Cuando estaba Mariano me tiraba a sus pies, aún sabiendo que él me ignoraba. Si al rato quería ir con Belén tenía que buscarla en la habitación o en el patio. Por suerte aún tenía energía para desplazarme con agilidad por la casa.

A veces bajaba las escaleras con la cola baja para dormir en planta baja porque en el dormitorio había gritos: ya había comprobado que mis ladridos no eran bien recibidos en esas circunstancias.
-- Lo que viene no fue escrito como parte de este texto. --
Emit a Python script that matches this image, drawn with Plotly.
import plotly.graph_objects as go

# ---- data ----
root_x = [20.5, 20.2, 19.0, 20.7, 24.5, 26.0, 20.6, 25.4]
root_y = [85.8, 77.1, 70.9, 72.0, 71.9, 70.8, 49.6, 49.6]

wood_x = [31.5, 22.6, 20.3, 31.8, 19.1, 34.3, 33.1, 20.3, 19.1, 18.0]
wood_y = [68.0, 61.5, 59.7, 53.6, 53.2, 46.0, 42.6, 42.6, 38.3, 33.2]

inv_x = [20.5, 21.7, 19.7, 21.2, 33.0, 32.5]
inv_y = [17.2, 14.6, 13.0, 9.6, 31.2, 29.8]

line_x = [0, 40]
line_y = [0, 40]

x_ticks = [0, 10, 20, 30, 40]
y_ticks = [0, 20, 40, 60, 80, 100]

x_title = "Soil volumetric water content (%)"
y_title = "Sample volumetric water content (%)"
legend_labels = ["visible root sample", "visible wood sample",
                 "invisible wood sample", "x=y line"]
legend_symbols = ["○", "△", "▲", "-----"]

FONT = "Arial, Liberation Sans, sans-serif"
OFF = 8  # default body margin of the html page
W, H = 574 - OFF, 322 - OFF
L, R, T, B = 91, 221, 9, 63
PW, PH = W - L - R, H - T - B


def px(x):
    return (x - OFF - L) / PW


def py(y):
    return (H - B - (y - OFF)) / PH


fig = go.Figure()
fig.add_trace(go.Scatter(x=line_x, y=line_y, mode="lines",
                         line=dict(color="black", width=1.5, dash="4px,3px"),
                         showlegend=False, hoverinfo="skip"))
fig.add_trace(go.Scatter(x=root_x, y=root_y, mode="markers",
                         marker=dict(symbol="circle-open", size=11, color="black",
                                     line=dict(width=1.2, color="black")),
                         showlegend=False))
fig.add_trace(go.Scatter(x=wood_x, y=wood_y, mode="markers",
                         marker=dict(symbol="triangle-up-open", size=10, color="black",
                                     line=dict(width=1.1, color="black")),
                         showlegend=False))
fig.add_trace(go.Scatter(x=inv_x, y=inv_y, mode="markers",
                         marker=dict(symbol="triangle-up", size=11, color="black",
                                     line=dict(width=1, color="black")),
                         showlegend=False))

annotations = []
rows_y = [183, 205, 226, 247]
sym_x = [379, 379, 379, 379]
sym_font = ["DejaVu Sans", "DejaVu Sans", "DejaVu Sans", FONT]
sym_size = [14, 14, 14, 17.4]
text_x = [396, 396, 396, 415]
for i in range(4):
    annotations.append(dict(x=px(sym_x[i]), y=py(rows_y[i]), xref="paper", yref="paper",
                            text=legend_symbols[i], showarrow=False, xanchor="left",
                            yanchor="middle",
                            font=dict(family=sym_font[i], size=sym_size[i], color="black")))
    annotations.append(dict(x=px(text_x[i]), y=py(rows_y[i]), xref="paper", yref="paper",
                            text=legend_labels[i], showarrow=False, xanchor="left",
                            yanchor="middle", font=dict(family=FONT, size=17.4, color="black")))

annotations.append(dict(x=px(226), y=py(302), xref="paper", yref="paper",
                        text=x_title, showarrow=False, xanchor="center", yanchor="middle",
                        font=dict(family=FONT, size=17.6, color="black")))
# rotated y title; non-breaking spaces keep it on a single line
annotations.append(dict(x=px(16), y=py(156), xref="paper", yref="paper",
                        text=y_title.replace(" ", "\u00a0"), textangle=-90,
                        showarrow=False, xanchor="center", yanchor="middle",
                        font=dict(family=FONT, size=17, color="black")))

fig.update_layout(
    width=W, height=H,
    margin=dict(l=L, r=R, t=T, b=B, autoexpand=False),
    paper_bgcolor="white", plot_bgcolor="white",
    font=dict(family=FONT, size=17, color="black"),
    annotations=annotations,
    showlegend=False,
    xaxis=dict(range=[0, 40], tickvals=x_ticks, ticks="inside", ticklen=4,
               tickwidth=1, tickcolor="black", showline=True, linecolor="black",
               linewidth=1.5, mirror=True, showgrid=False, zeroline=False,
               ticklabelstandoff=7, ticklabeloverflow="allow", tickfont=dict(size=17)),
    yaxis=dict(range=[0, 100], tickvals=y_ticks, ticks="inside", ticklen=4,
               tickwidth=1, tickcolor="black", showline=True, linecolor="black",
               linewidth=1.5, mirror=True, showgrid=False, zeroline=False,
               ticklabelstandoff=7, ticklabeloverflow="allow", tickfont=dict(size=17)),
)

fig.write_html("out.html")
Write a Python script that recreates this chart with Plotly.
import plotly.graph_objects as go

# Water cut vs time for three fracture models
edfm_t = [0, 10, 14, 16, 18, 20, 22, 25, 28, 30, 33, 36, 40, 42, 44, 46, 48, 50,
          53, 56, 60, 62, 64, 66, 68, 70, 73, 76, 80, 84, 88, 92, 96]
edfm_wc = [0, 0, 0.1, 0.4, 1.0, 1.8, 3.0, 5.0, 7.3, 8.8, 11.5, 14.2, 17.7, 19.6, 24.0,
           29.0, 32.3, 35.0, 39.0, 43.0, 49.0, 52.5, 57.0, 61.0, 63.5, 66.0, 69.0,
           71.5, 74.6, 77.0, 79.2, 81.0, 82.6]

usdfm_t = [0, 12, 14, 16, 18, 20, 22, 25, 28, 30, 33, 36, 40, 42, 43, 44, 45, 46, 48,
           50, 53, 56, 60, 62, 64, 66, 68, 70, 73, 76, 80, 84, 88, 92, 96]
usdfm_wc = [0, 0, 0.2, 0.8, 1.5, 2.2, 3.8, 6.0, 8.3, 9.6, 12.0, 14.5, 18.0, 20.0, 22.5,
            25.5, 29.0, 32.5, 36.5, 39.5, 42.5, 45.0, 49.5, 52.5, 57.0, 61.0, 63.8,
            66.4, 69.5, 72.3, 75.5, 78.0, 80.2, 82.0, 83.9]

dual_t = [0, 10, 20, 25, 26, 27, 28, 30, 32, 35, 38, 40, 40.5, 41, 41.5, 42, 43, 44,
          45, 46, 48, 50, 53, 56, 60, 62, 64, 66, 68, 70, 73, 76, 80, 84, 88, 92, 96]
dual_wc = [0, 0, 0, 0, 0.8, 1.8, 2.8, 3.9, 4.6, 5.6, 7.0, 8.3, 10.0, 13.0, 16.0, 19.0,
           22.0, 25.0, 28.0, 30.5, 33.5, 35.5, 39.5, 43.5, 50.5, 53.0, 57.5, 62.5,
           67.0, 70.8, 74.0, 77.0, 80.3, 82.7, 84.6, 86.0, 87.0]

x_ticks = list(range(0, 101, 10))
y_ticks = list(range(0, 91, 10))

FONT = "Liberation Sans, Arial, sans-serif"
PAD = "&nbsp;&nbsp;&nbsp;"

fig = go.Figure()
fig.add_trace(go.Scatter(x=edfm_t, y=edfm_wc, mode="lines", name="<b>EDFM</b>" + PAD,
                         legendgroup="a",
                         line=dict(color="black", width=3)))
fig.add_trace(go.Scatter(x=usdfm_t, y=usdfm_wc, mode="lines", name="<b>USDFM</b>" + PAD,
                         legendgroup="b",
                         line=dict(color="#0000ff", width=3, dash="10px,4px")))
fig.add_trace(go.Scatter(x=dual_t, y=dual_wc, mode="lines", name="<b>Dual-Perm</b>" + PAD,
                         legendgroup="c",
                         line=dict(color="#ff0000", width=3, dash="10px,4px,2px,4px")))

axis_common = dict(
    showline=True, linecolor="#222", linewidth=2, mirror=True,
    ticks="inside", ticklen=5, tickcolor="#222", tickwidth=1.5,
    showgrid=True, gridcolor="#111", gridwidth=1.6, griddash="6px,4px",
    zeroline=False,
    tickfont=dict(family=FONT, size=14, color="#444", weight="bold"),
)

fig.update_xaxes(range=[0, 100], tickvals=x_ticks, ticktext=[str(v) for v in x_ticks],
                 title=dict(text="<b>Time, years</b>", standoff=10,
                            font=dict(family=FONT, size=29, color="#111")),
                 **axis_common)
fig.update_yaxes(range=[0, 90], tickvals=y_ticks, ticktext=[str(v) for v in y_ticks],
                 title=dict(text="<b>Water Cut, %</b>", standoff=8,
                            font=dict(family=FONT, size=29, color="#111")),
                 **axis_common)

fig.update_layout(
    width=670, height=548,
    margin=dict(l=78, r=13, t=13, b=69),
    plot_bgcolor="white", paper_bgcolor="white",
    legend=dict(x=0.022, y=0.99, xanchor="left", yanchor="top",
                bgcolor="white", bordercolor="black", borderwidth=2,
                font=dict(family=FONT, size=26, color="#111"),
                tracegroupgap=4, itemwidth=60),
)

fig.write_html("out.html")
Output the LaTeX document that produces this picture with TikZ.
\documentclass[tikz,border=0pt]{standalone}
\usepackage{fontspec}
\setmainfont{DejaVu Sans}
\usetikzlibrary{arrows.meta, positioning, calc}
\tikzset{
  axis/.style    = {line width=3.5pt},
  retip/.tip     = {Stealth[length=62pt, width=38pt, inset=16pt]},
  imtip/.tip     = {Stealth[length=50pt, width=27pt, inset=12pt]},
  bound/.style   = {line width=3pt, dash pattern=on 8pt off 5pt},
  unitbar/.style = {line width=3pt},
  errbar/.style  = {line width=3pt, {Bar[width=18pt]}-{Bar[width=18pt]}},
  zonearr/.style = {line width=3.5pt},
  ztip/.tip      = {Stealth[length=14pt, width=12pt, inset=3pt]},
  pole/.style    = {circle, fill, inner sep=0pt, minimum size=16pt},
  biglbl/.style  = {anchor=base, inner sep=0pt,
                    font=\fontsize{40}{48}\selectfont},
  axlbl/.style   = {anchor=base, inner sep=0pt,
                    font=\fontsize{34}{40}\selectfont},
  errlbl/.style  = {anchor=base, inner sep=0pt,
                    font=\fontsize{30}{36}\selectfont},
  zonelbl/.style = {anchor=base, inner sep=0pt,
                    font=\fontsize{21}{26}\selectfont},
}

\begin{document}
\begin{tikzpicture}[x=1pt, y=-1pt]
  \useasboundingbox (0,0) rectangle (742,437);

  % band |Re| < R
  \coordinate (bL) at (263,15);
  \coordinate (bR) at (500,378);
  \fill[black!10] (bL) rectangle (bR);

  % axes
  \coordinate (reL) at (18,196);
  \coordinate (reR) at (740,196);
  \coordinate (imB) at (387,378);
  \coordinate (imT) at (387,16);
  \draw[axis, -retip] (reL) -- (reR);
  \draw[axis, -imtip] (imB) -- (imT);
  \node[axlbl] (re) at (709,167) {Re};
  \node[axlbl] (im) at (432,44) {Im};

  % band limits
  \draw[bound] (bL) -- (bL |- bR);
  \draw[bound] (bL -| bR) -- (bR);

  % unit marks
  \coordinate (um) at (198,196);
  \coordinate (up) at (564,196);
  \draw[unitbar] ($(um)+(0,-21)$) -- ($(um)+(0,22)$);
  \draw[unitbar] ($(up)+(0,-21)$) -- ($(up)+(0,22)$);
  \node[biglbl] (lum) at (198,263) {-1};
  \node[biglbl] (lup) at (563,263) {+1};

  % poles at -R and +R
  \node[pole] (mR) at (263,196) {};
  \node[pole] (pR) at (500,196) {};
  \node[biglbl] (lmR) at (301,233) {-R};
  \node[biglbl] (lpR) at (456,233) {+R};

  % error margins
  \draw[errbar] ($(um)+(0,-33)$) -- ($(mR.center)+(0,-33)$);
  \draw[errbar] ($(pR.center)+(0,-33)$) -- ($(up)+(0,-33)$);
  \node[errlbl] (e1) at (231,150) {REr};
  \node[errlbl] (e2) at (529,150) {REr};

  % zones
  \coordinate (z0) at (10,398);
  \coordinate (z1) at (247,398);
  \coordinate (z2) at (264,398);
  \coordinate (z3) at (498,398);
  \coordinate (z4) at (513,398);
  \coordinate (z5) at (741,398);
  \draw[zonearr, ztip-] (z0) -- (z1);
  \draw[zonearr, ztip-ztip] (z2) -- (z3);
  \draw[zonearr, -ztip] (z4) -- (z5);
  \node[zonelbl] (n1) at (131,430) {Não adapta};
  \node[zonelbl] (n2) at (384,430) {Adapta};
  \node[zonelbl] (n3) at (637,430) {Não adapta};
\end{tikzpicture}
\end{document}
Yo les ladraba para que se calmen, para que conversen, pero ellos me echaban.

Luego, al llegar mi vejez, cuando bajar y subir las escaleras se hizo un esfuerzo enorme, tuve suerte porque las visitas de Mariano se hicieron esporádicas. Belén estaba todo el tiempo conmigo, aunque ya no era cariñosa como al principio. Me miraba con los mismos ojos que a Mariano. A veces me hablaba de él. O como si yo fuera él. O como si yo fuera un niño. Ella se encargaba de subirme la comida y el agua hasta aquí, al lado de la ventana, donde pasaba mis días imaginando la vida de la gente que caminaba por la calle: seguramente mejor que mi vida de perro y mejor que la de los dueños de este hogar. Los miraba a través del aire que, cual reja carcelera, a tres metros del suelo, me separaba de una vida diferente.

Aquel día estaba tan absorto en esa contemplación que no presté atención a los ruidos. Cuando me di cuenta la casa estaba casi vacía y el camión de mudanzas lleno. Revisé la planta baja, volví a la ventana y ladré. Ladré fuerte y seguido, mientras saltaba de un lado a otro. El camión se fue achicando a lo lejos, como el sol del atardecer. Seguí ladrando sin pausa, quería llamar la atención de Mariano para avisarle que algo le sucedía a Belén. Ella estaba durmiendo en la cocina, desde donde venía un fuerte olor, como el que sentíamos cuando preparaba asado al horno. Luego de que el camión desapareció y cuando la cocina parecía subir como una nube, fui a despertar a Belén con cientos de lengüetazos, miles de ladridos y con mis patas en su pecho. Finalmente comenzó a toser y salimos de la casa que, en pocos minutos, luego de la explosión, perdió su humedad característica.